How our PII Guardian protects submitters
An overview of the PII detection layer that masks emails, phone numbers, Turkish national IDs, IBANs, credit cards, and API keys before storage.
Why PII masking is non-negotiable
When a user submits an AI incident, they often include screenshots, transcripts, or file uploads. These may contain personal data — their own, or someone else's. Storing raw PII in our database is a regulatory and ethical risk.
What PII Guardian does
PII Guardian is a deterministic, edge-runtime-safe function that runs **before** any data is written to the database. It detects and masks:
- Email addresses
- Phone numbers (international and TR local)
- Turkish national IDs (TC Kimlik)
- IBANs
- Credit card numbers (with Luhn validation)

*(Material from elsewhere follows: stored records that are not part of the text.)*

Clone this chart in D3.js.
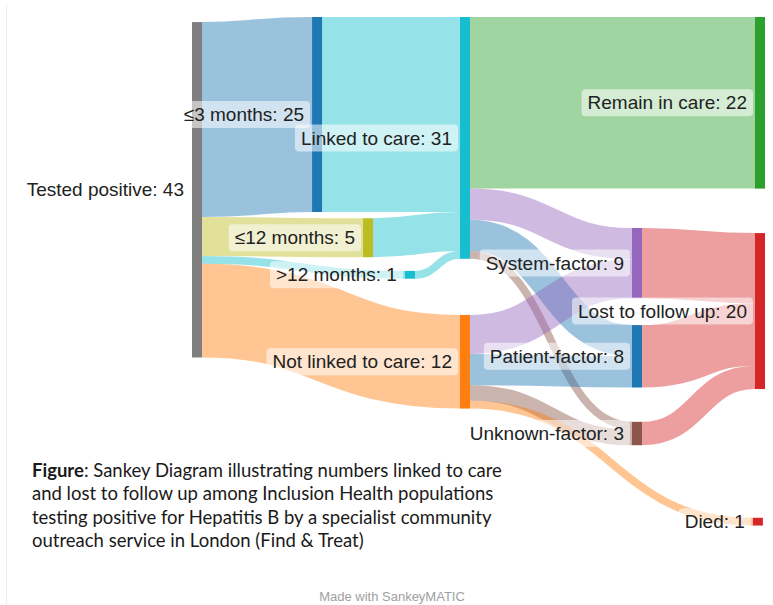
<!DOCTYPE html>
<html>
<head>
<meta charset="utf-8">
<script src="https://cdn.jsdelivr.net/npm/d3@7/dist/d3.min.js"></script>
<style>
  html, body { margin: 0; padding: 0; background: #fff; }
  svg { display: block; }
</style>
</head>
<body>
<svg id="chart" width="773" height="605"></svg>
<script>
// ---- Data ----
const nodeNames = [
  "Tested positive", "≤3 months", "≤12 months", ">12 months",
  "Linked to care", "Not linked to care", "Remain in care",
  "System-factor", "Patient-factor", "Unknown-factor",
  "Lost to follow up", "Died"
];
const flowSource = [
  "Tested positive", "Tested positive", "Tested positive", "Tested positive",
  "≤3 months", "≤12 months", ">12 months",
  "Linked to care", "Linked to care", "Linked to care", "Linked to care",
  "Not linked to care", "Not linked to care", "Not linked to care", "Not linked to care",
  "System-factor", "Patient-factor", "Unknown-factor"
];
const flowTarget = [
  "≤3 months", "≤12 months", ">12 months", "Not linked to care",
  "Linked to care", "Linked to care", "Linked to care",
  "Remain in care", "System-factor", "Patient-factor", "Unknown-factor",
  "System-factor", "Patient-factor", "Unknown-factor", "Died",
  "Lost to follow up", "Lost to follow up", "Lost to follow up"
];
const flowValue = [25, 5, 1, 12, 25, 5, 1, 22, 4, 4, 1, 5, 4, 2, 1, 9, 8, 3];

const captionLines = [
  ["Figure", ": Sankey Diagram illustrating numbers linked to care"],
  ["", "and lost to follow up among Inclusion Health populations"],
  ["", "testing positive for Hepatitis B by a specialist community"],
  ["", "outreach service in London (Find & Treat)"]
];

// ---- Node placement (stage along the flow, top offset in flow units) ----
const nodeStage = {
  "Tested positive": 0, "≤3 months": 0.853, "≤12 months": 1.215, ">12 months": 1.513,
  "Linked to care": 1.904, "Not linked to care": 1.904, "Remain in care": 4,
  "System-factor": 3.126, "Patient-factor": 3.126, "Unknown-factor": 3.126,
  "Lost to follow up": 4, "Died": 3.985
};
const nodeTop = {
  "Tested positive": 0.65, "≤3 months": 0, "≤12 months": 25.8, ">12 months": 32.55,
  "Linked to care": 0, "Not linked to care": 38.2, "Remain in care": 0,
  "System-factor": 27.05, "Patient-factor": 39.5, "Unknown-factor": 51.9,
  "Lost to follow up": 27.7, "Died": 64.2
};
const nodeColor = {
  "Tested positive": "#7f7f7f", "≤3 months": "#1f77b4", "≤12 months": "#bcbd22",
  ">12 months": "#17becf", "Linked to care": "#17becf", "Not linked to care": "#ff7f0e",
  "Remain in care": "#2ca02c", "System-factor": "#9467bd", "Patient-factor": "#1f77b4",
  "Unknown-factor": "#8c564b", "Lost to follow up": "#d62728", "Died": "#d62728"
};
const linkColorOverride = { "Not linked to care→Died": "#ff7f0e" };

const nodeWidth = 10;
const x = d3.scaleLinear().domain([0, 4]).range([192, 755]);
const y = d3.scaleLinear().domain([0, 65]).range([17, 17 + 65 * 7.8]);
const bandW = v => y(v) - y(0);

// ---- Build graph ----
const nodes = nodeNames.map(name => ({ name, out: [], inc: [] }));
const byName = new Map(nodes.map(n => [n.name, n]));
const links = flowValue.map((v, i) => {
  const l = { source: byName.get(flowSource[i]), target: byName.get(flowTarget[i]), value: v };
  l.source.out.push(l); l.target.inc.push(l);
  return l;
});
nodes.forEach(n => {
  n.value = Math.max(d3.sum(n.out, l => l.value), d3.sum(n.inc, l => l.value));
  n.x0 = x(nodeStage[n.name]); n.x1 = n.x0 + nodeWidth;
  n.y0 = y(nodeTop[n.name]); n.y1 = y(nodeTop[n.name] + n.value);
});
nodes.forEach(n => {
  n.out.sort((a, b) => a.target.y0 - b.target.y0);
  n.inc.sort((a, b) => a.source.y0 - b.source.y0);
  let off = n.y0;
  n.out.forEach(l => { l.width = bandW(l.value); l.ys = off + l.width / 2; off += l.width; });
  off = n.y0;
  n.inc.forEach(l => { const w = bandW(l.value); l.yt = off + w / 2; off += w; });
});

const svg = d3.select("#chart");

// faint frame edge
svg.append("line").attr("x1", 6.5).attr("x2", 6.5).attr("y1", 5).attr("y2", 605)
  .attr("stroke", "#eeeeee").attr("stroke-width", 1);

// ---- Links ----
const linkPath = d3.linkHorizontal()
  .source(d => [d.source.x1, d.ys])
  .target(d => [d.target.x0, d.yt]);

svg.append("g").attr("fill", "none")
  .selectAll("path").data(links).join("path")
  .attr("d", linkPath)
  .attr("stroke", d => linkColorOverride[d.source.name + "→" + d.target.name] || nodeColor[d.target.name])
  .attr("stroke-opacity", 0.45)
  .attr("stroke-width", d => d.width);

// ---- Nodes ----
svg.append("g").selectAll("rect").data(nodes).join("rect")
  .attr("x", d => d.x0).attr("y", d => d.y0)
  .attr("width", d => d.x1 - d.x0).attr("height", d => d.y1 - d.y0)
  .attr("fill", d => nodeColor[d.name]);

// ---- Labels with soft highlight boxes ----
const labelG = svg.append("g")
  .attr("font-family", "'Liberation Sans', Arial, Helvetica, sans-serif")
  .attr("font-size", 19).attr("fill", "#222");

nodes.forEach(n => {
  const g = labelG.append("g");
  const t = g.append("text")
    .attr("x", n.x0 - 8)
    .attr("y", (n.y0 + n.y1) / 2)
    .attr("dy", "0.35em")
    .attr("text-anchor", "end")
    .text(`${n.name}: ${n.value}`);
  const bb = t.node().getBBox();
  g.insert("rect", "text")
    .attr("x", bb.x - 6).attr("y", (n.y0 + n.y1) / 2 - 13.5)
    .attr("width", bb.width + 12).attr("height", 27)
    .attr("rx", 4).attr("fill", "#fff").attr("fill-opacity", 0.55);
});

// ---- Caption ----
const cap = svg.append("g")
  .attr("font-family", "Lato, 'Open Sans', sans-serif")
  .attr("font-size", 18.5).attr("fill", "#1a1a1a");
captionLines.forEach((ln, i) => {
  const t = cap.append("text").attr("x", 32).attr("y", 477 + i * 23.4);
  if (ln[0]) t.append("tspan").attr("font-weight", "bold").text(ln[0]);
  t.append("tspan").text(ln[1]);
});

svg.append("text")
  .attr("x", 392).attr("y", 601)
  .attr("text-anchor", "middle")
  .attr("font-family", "'Liberation Sans', Arial, sans-serif")
  .attr("font-size", 13).attr("fill", "#a0a0a0")
  .text("Made with SankeyMATIC");
</script>
</body>
</html>
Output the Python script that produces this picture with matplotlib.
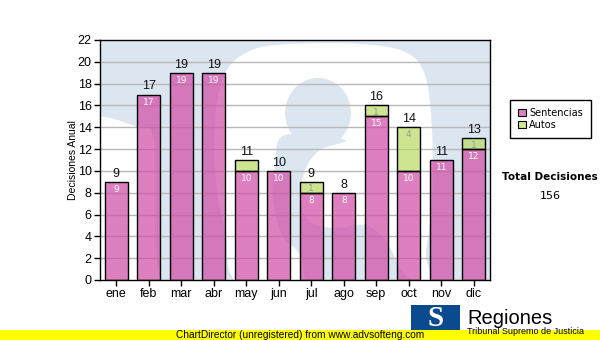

- API keys (AWS, Google, GitHub PATs)
- IP addresses
- URLs containing tracking parameters
The algorithm
Each pattern is a regex or finite-state machine. The masker runs in a single pass, replacing matched substrings with placeholder tags (e.g., `[EMAIL]`, `[PHONE]`, `[TC_KIMLIK]`).
The detection metadata is returned separately so the system can flag submissions that contain high-risk PII.
Auditability
PII Guardian is open source under AGPL-3.0. Anyone can audit the patterns, run their own test suite, and propose improvements. We believe trust infrastructure should itself be trustworthy.